> **Description of the task**:
Pictures stay out of the copy; restate everything else in the material exactly.

> **Information supplied**:
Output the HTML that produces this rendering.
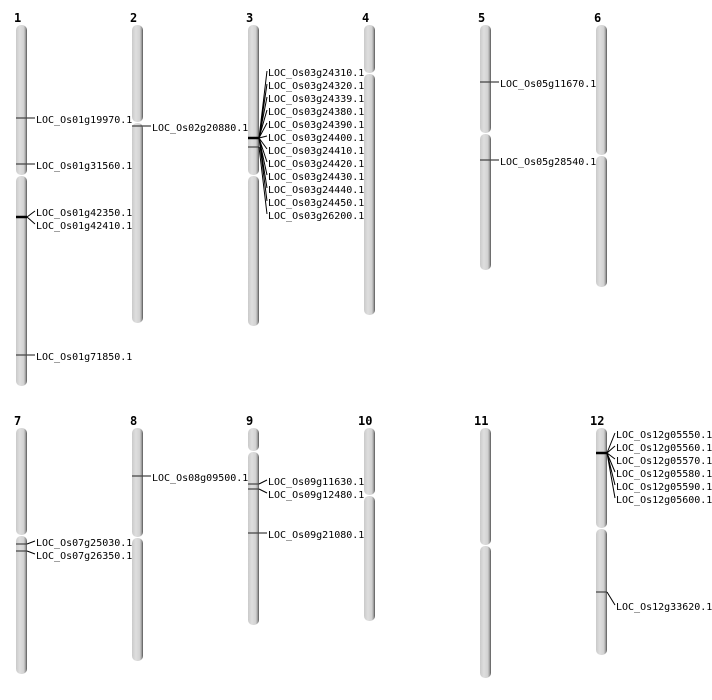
<!DOCTYPE html>
<html><head><meta charset="utf-8"><style>
html,body{margin:0;padding:0;background:#fff;}
svg{display:block;}
text{font-family:"DejaVu Sans Mono","Liberation Mono",monospace;font-size:10px;fill:#000;}
.n{font-family:"DejaVu Sans Mono","Liberation Mono",monospace;font-size:12px;font-weight:bold;}
.m{stroke:#444;stroke-width:1.2;}
.t{stroke:#000;stroke-width:2.5;}
.f{stroke:#000;stroke-width:1;fill:none;}
</style></head><body>
<svg width="712" height="700" viewBox="0 0 712 700" xmlns="http://www.w3.org/2000/svg">
<defs>
<linearGradient id="g" x1="0" x2="1" y1="0" y2="0">
<stop offset="0" stop-color="#cacaca"/><stop offset="0.35" stop-color="#dedede"/><stop offset="0.7" stop-color="#d2d2d2"/><stop offset="0.85" stop-color="#a8a8a8"/><stop offset="1" stop-color="#555"/>
</linearGradient>
</defs>
<g fill="url(#g)">
<rect x="16" y="25" width="11" height="150" rx="5"/><rect x="16" y="176" width="11" height="210" rx="5"/>
<rect x="132" y="25" width="11" height="97" rx="5"/><rect x="132" y="123" width="11" height="200" rx="5"/>
<rect x="248" y="25" width="11" height="150" rx="5"/><rect x="248" y="176" width="11" height="150" rx="5"/>
<rect x="364" y="25" width="11" height="48" rx="5"/><rect x="364" y="74" width="11" height="241" rx="5"/>
<rect x="480" y="25" width="11" height="108" rx="5"/><rect x="480" y="134" width="11" height="136" rx="5"/>
<rect x="596" y="25" width="11" height="130" rx="5"/><rect x="596" y="156" width="11" height="131" rx="5"/>
<rect x="16" y="428" width="11" height="107" rx="5"/><rect x="16" y="536" width="11" height="138" rx="5"/>
<rect x="132" y="428" width="11" height="109" rx="5"/><rect x="132" y="538" width="11" height="123" rx="5"/>
<rect x="248" y="428" width="11" height="23" rx="5"/><rect x="248" y="452" width="11" height="173" rx="5"/>
<rect x="364" y="428" width="11" height="67" rx="5"/><rect x="364" y="496" width="11" height="125" rx="5"/>
<rect x="480" y="428" width="11" height="117" rx="5"/><rect x="480" y="546" width="11" height="132" rx="5"/>
<rect x="596" y="428" width="11" height="100" rx="5"/><rect x="596" y="529" width="11" height="126" rx="5"/>
</g>
<g class="n">
<text class="n" x="14" y="22">1</text><text class="n" x="130" y="22">2</text><text class="n" x="246" y="22">3</text><text class="n" x="362" y="22">4</text><text class="n" x="478" y="22">5</text><text class="n" x="594" y="22">6</text>
<text class="n" x="14" y="425">7</text><text class="n" x="130" y="425">8</text><text class="n" x="246" y="425">9</text><text class="n" x="358" y="425">10</text><text class="n" x="474" y="425">11</text><text class="n" x="590" y="425">12</text>
</g>
<line class="m" x1="16" y1="118" x2="35" y2="118"/><text x="36" y="123">LOC_Os01g19970.1</text>
<line class="m" x1="16" y1="164" x2="35" y2="164"/><text x="36" y="169">LOC_Os01g31560.1</text>
<line class="t" x1="16" y1="217" x2="27" y2="217"/>
<path class="f" d="M27 217 L35 211 M27 217 L35 224"/>
<text x="36" y="216">LOC_Os01g42350.1</text><text x="36" y="229">LOC_Os01g42410.1</text>
<line class="m" x1="16" y1="355" x2="35" y2="355"/><text x="36" y="360">LOC_Os01g71850.1</text>
<line class="m" x1="132" y1="126" x2="151" y2="126"/><text x="152" y="131">LOC_Os02g20880.1</text>
<line class="t" x1="248" y1="138" x2="259" y2="138"/>
<line class="m" x1="248" y1="147" x2="259" y2="147"/>
<path class="f" d="M259 138 L267 71 M259 138 L267 84 M259 138 L267 97 M259 138 L267 110 M259 138 L267 123 M259 138 L267 136 M259 138 L267 149 M259 138 L267 162 M259 138 L267 175 M259 138 L267 188 M259 138 L267 201 M259 147 L267 214"/>
<text x="268" y="76">LOC_Os03g24310.1</text>
<text x="268" y="89">LOC_Os03g24320.1</text>
<text x="268" y="102">LOC_Os03g24339.1</text>
<text x="268" y="115">LOC_Os03g24380.1</text>
<text x="268" y="128">LOC_Os03g24390.1</text>
<text x="268" y="141">LOC_Os03g24400.1</text>
<text x="268" y="154">LOC_Os03g24410.1</text>
<text x="268" y="167">LOC_Os03g24420.1</text>
<text x="268" y="180">LOC_Os03g24430.1</text>
<text x="268" y="193">LOC_Os03g24440.1</text>
<text x="268" y="206">LOC_Os03g24450.1</text>
<text x="268" y="219">LOC_Os03g26200.1</text>
<line class="m" x1="480" y1="82" x2="499" y2="82"/><text x="500" y="87">LOC_Os05g11670.1</text>
<line class="m" x1="480" y1="160" x2="499" y2="160"/><text x="500" y="165">LOC_Os05g28540.1</text>
<line class="m" x1="16" y1="544" x2="27" y2="544"/><line class="m" x1="16" y1="551" x2="27" y2="551"/>
<path class="f" d="M27 544 L35 541 M27 551 L35 554"/>
<text x="36" y="546">LOC_Os07g25030.1</text><text x="36" y="559">LOC_Os07g26350.1</text>
<line class="m" x1="132" y1="476" x2="151" y2="476"/><text x="152" y="481">LOC_Os08g09500.1</text>
<line class="m" x1="248" y1="484" x2="259" y2="484"/><line class="m" x1="248" y1="489" x2="259" y2="489"/>
<path class="f" d="M259 484 L267 480 M259 489 L267 493"/>
<text x="268" y="485">LOC_Os09g11630.1</text><text x="268" y="498">LOC_Os09g12480.1</text>
<line class="m" x1="248" y1="533" x2="267" y2="533"/><text x="268" y="538">LOC_Os09g21080.1</text>
<line class="t" x1="596" y1="453" x2="607" y2="453"/>
<path class="f" d="M607 453 L615 433 M607 453 L615 446 M607 453 L615 459 M607 453 L615 472 M607 453 L615 485 M607 453 L615 498"/>
<text x="616" y="438">LOC_Os12g05550.1</text>
<text x="616" y="451">LOC_Os12g05560.1</text>
<text x="616" y="464">LOC_Os12g05570.1</text>
<text x="616" y="477">LOC_Os12g05580.1</text>
<text x="616" y="490">LOC_Os12g05590.1</text>
<text x="616" y="503">LOC_Os12g05600.1</text>
<line class="m" x1="596" y1="592" x2="607" y2="592"/><path class="f" d="M607 592 L615 605"/>
<text x="616" y="610">LOC_Os12g33620.1</text>
</svg>
</body></html>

> **Response to the task**:
Output the HTML that produces this rendering.
<!DOCTYPE html>
<html><head><meta charset="utf-8"><style>
html,body{margin:0;padding:0;background:#fff;}
svg{display:block;}
text{font-family:"DejaVu Sans Mono","Liberation Mono",monospace;font-size:10px;fill:#000;}
.n{font-family:"DejaVu Sans Mono","Liberation Mono",monospace;font-size:12px;font-weight:bold;}
.m{stroke:#444;stroke-width:1.2;}
.t{stroke:#000;stroke-width:2.5;}
.f{stroke:#000;stroke-width:1;fill:none;}
</style></head><body>
<svg width="712" height="700" viewBox="0 0 712 700" xmlns="http://www.w3.org/2000/svg">
<defs>
<linearGradient id="g" x1="0" x2="1" y1="0" y2="0">
<stop offset="0" stop-color="#cacaca"/><stop offset="0.35" stop-color="#dedede"/><stop offset="0.7" stop-color="#d2d2d2"/><stop offset="0.85" stop-color="#a8a8a8"/><stop offset="1" stop-color="#555"/>
</linearGradient>
</defs>
<g fill="url(#g)">
<rect x="16" y="25" width="11" height="150" rx="5"/><rect x="16" y="176" width="11" height="210" rx="5"/>
<rect x="132" y="25" width="11" height="97" rx="5"/><rect x="132" y="123" width="11" height="200" rx="5"/>
<rect x="248" y="25" width="11" height="150" rx="5"/><rect x="248" y="176" width="11" height="150" rx="5"/>
<rect x="364" y="25" width="11" height="48" rx="5"/><rect x="364" y="74" width="11" height="241" rx="5"/>
<rect x="480" y="25" width="11" height="108" rx="5"/><rect x="480" y="134" width="11" height="136" rx="5"/>
<rect x="596" y="25" width="11" height="130" rx="5"/><rect x="596" y="156" width="11" height="131" rx="5"/>
<rect x="16" y="428" width="11" height="107" rx="5"/><rect x="16" y="536" width="11" height="138" rx="5"/>
<rect x="132" y="428" width="11" height="109" rx="5"/><rect x="132" y="538" width="11" height="123" rx="5"/>
<rect x="248" y="428" width="11" height="23" rx="5"/><rect x="248" y="452" width="11" height="173" rx="5"/>
<rect x="364" y="428" width="11" height="67" rx="5"/><rect x="364" y="496" width="11" height="125" rx="5"/>
<rect x="480" y="428" width="11" height="117" rx="5"/><rect x="480" y="546" width="11" height="132" rx="5"/>
<rect x="596" y="428" width="11" height="100" rx="5"/><rect x="596" y="529" width="11" height="126" rx="5"/>
</g>
<g class="n">
<text class="n" x="14" y="22">1</text><text class="n" x="130" y="22">2</text><text class="n" x="246" y="22">3</text><text class="n" x="362" y="22">4</text><text class="n" x="478" y="22">5</text><text class="n" x="594" y="22">6</text>
<text class="n" x="14" y="425">7</text><text class="n" x="130" y="425">8</text><text class="n" x="246" y="425">9</text><text class="n" x="358" y="425">10</text><text class="n" x="474" y="425">11</text><text class="n" x="590" y="425">12</text>
</g>
<line class="m" x1="16" y1="118" x2="35" y2="118"/><text x="36" y="123">LOC_Os01g19970.1</text>
<line class="m" x1="16" y1="164" x2="35" y2="164"/><text x="36" y="169">LOC_Os01g31560.1</text>
<line class="t" x1="16" y1="217" x2="27" y2="217"/>
<path class="f" d="M27 217 L35 211 M27 217 L35 224"/>
<text x="36" y="216">LOC_Os01g42350.1</text><text x="36" y="229">LOC_Os01g42410.1</text>
<line class="m" x1="16" y1="355" x2="35" y2="355"/><text x="36" y="360">LOC_Os01g71850.1</text>
<line class="m" x1="132" y1="126" x2="151" y2="126"/><text x="152" y="131">LOC_Os02g20880.1</text>
<line class="t" x1="248" y1="138" x2="259" y2="138"/>
<line class="m" x1="248" y1="147" x2="259" y2="147"/>
<path class="f" d="M259 138 L267 71 M259 138 L267 84 M259 138 L267 97 M259 138 L267 110 M259 138 L267 123 M259 138 L267 136 M259 138 L267 149 M259 138 L267 162 M259 138 L267 175 M259 138 L267 188 M259 138 L267 201 M259 147 L267 214"/>
<text x="268" y="76">LOC_Os03g24310.1</text>
<text x="268" y="89">LOC_Os03g24320.1</text>
<text x="268" y="102">LOC_Os03g24339.1</text>
<text x="268" y="115">LOC_Os03g24380.1</text>
<text x="268" y="128">LOC_Os03g24390.1</text>
<text x="268" y="141">LOC_Os03g24400.1</text>
<text x="268" y="154">LOC_Os03g24410.1</text>
<text x="268" y="167">LOC_Os03g24420.1</text>
<text x="268" y="180">LOC_Os03g24430.1</text>
<text x="268" y="193">LOC_Os03g24440.1</text>
<text x="268" y="206">LOC_Os03g24450.1</text>
<text x="268" y="219">LOC_Os03g26200.1</text>
<line class="m" x1="480" y1="82" x2="499" y2="82"/><text x="500" y="87">LOC_Os05g11670.1</text>
<line class="m" x1="480" y1="160" x2="499" y2="160"/><text x="500" y="165">LOC_Os05g28540.1</text>
<line class="m" x1="16" y1="544" x2="27" y2="544"/><line class="m" x1="16" y1="551" x2="27" y2="551"/>
<path class="f" d="M27 544 L35 541 M27 551 L35 554"/>
<text x="36" y="546">LOC_Os07g25030.1</text><text x="36" y="559">LOC_Os07g26350.1</text>
<line class="m" x1="132" y1="476" x2="151" y2="476"/><text x="152" y="481">LOC_Os08g09500.1</text>
<line class="m" x1="248" y1="484" x2="259" y2="484"/><line class="m" x1="248" y1="489" x2="259" y2="489"/>
<path class="f" d="M259 484 L267 480 M259 489 L267 493"/>
<text x="268" y="485">LOC_Os09g11630.1</text><text x="268" y="498">LOC_Os09g12480.1</text>
<line class="m" x1="248" y1="533" x2="267" y2="533"/><text x="268" y="538">LOC_Os09g21080.1</text>
<line class="t" x1="596" y1="453" x2="607" y2="453"/>
<path class="f" d="M607 453 L615 433 M607 453 L615 446 M607 453 L615 459 M607 453 L615 472 M607 453 L615 485 M607 453 L615 498"/>
<text x="616" y="438">LOC_Os12g05550.1</text>
<text x="616" y="451">LOC_Os12g05560.1</text>
<text x="616" y="464">LOC_Os12g05570.1</text>
<text x="616" y="477">LOC_Os12g05580.1</text>
<text x="616" y="490">LOC_Os12g05590.1</text>
<text x="616" y="503">LOC_Os12g05600.1</text>
<line class="m" x1="596" y1="592" x2="607" y2="592"/><path class="f" d="M607 592 L615 605"/>
<text x="616" y="610">LOC_Os12g33620.1</text>
</svg>
</body></html>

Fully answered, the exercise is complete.